**Given material:**
++++++++++++++++++++

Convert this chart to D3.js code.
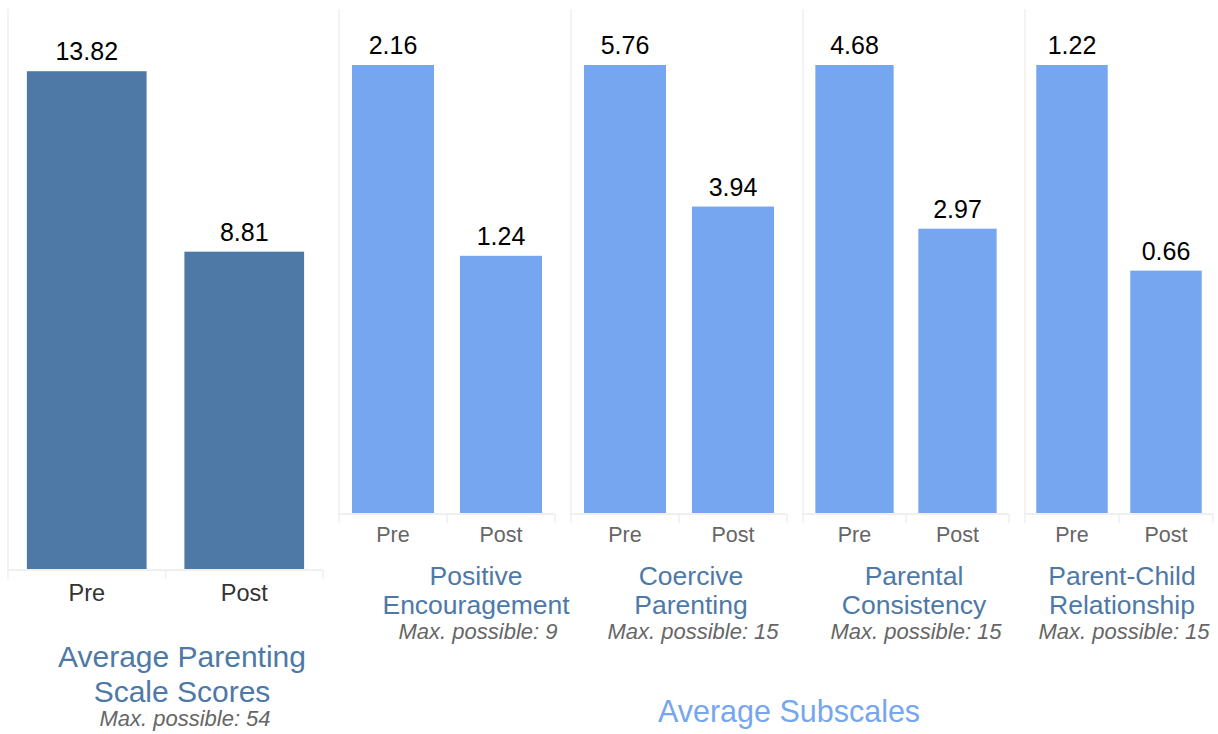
<!DOCTYPE html>
<html>
<head>
<meta charset="utf-8">
<script src="https://d3js.org/d3.v7.min.js"></script>
<style>
  body { margin: 0; background: #fff; }
  text { font-family: "Liberation Sans", Arial, sans-serif; }
</style>
</head>
<body>
<script>

// data
let periods = ["Pre", "Post"];
let overallValues = [13.82, 8.81];
let subscaleNames = [["Positive", "Encouragement"], ["Coercive", "Parenting"],
                     ["Parental", "Consistency"], ["Parent-Child", "Relationship"]];
let subscaleMax = [9, 15, 15, 15];
let subscaleValues = [[2.16, 1.24], [5.76, 3.94], [4.68, 2.97], [1.22, 0.66]];

// layout of the dashboard tiles
let overallPanel = {x0: 8, x1: 323, top: 9, base: 570, titleX: 182};
let subPanels = [
    {x0: 339, x1: 555, titleX: 476},
    {x0: 571, x1: 787, titleX: 691},
    {x0: 803, x1: 1009, titleX: 914},
    {x0: 1025, x1: 1213, titleX: 1122}
];
let subTop = 9, subBase = 514;

let darkBlue = "#4e79a7", lightBlue = "#75a6ef", gridColor = "#efefef";

let svg = d3.select("body").append("svg")
    .attr("width", 1218)
    .attr("height", 734);

function drawPanel(g, values, p, top, base, color, opts) {
    let x = d3.scaleBand()
        .domain(periods)
        .range([p.x0, p.x1]);

    let y = d3.scaleLinear()
        .domain([0, d3.max(values) * 1.125])
        .range([base - 1, top]);

    // left border line
    g.append("line")
        .attr("x1", p.x0).attr("x2", p.x0)
        .attr("y1", top).attr("y2", base)
        .attr("stroke", gridColor).attr("stroke-width", 1.5);

    let bw = x.bandwidth() * 0.76;
    g.selectAll("rect.bar")
        .data(values)
        .join("rect")
            .attr("class", "bar")
            .attr("x", (d, i) => x(periods[i]) + (x.bandwidth() - bw) / 2)
            .attr("y", d => y(d))
            .attr("width", bw)
            .attr("height", d => y(0) - y(d))
            .attr("fill", color);

    g.selectAll("text.val")
        .data(values)
        .join("text")
            .attr("class", "val")
            .attr("x", (d, i) => x(periods[i]) + x.bandwidth() / 2)
            .attr("y", d => y(d) - 11)
            .attr("text-anchor", "middle")
            .attr("font-size", 25)
            .attr("fill", "#000")
            .text(d => d.toFixed(2));

    // axis line and band-edge ticks
    g.append("line")
        .attr("x1", p.x0).attr("x2", p.x1)
        .attr("y1", base).attr("y2", base)
        .attr("stroke", gridColor).attr("stroke-width", 2);

    let edges = periods.map(d => x(d)).concat([p.x1]);
    g.selectAll("line.tick")
        .data(edges)
        .join("line")
            .attr("class", "tick")
            .attr("x1", d => d).attr("x2", d => d)
            .attr("y1", base).attr("y2", base + 9)
            .attr("stroke", gridColor).attr("stroke-width", 1.5);

    g.selectAll("text.cat")
        .data(periods)
        .join("text")
            .attr("class", "cat")
            .attr("x", d => x(d) + x.bandwidth() / 2)
            .attr("y", base + opts.labelOffset)
            .attr("text-anchor", "middle")
            .attr("font-size", opts.labelSize)
            .attr("fill", opts.labelColor)
            .text(d => d);
}

// overall scores
let g0 = svg.append("g");
drawPanel(g0, overallValues, overallPanel, overallPanel.top, overallPanel.base, darkBlue,
    {labelOffset: 31, labelSize: 23.5, labelColor: "#333"});

g0.append("text")
    .attr("x", overallPanel.titleX).attr("y", 667)
    .attr("text-anchor", "middle").attr("font-size", 30).attr("fill", darkBlue)
    .text("Average Parenting");
g0.append("text")
    .attr("x", overallPanel.titleX).attr("y", 702)
    .attr("text-anchor", "middle").attr("font-size", 30).attr("fill", darkBlue)
    .text("Scale Scores");
g0.append("text")
    .attr("x", overallPanel.titleX + 3).attr("y", 726)
    .attr("text-anchor", "middle").attr("font-size", 22).attr("font-style", "italic")
    .attr("fill", "#666")
    .text("Max. possible: 54");

// subscales
subPanels.forEach((p, i) => {
    let g = svg.append("g");
    drawPanel(g, subscaleValues[i], p, subTop, subBase, lightBlue,
        {labelOffset: 28, labelSize: 21.5, labelColor: "#666"});

    g.selectAll("text.title")
        .data(subscaleNames[i])
        .join("text")
            .attr("class", "title")
            .attr("x", p.titleX)
            .attr("y", (d, j) => 585 + j * 29)
            .attr("text-anchor", "middle")
            .attr("font-size", 26.5)
            .attr("fill", darkBlue)
            .text(d => d);

    g.append("text")
        .attr("x", p.titleX + 2).attr("y", 639)
        .attr("text-anchor", "middle").attr("font-size", 22).attr("font-style", "italic")
        .attr("fill", "#666")
        .text("Max. possible: " + subscaleMax[i]);
});

svg.append("text")
    .attr("x", 789).attr("y", 722)
    .attr("text-anchor", "middle").attr("font-size", 30.5).attr("fill", lightBlue)
    .text("Average Subscales");

</script>
</body>
</html>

++++++++++++++++++++

**Problem statement:** Repeat the lines exactly as they stand, from the opening line of the data through the line with "2.97], [1.22, 0.66]];". Pictures stay out of the copy.

**Exercise output:**
Convert this chart to D3.js code.
<!DOCTYPE html>
<html>
<head>
<meta charset="utf-8">
<script src="https://d3js.org/d3.v7.min.js"></script>
<style>
  body { margin: 0; background: #fff; }
  text { font-family: "Liberation Sans", Arial, sans-serif; }
</style>
</head>
<body>
<script>

// data
let periods = ["Pre", "Post"];
let overallValues = [13.82, 8.81];
let subscaleNames = [["Positive", "Encouragement"], ["Coercive", "Parenting"],
                     ["Parental", "Consistency"], ["Parent-Child", "Relationship"]];
let subscaleMax = [9, 15, 15, 15];
let subscaleValues = [[2.16, 1.24], [5.76, 3.94], [4.68, 2.97], [1.22, 0.66]];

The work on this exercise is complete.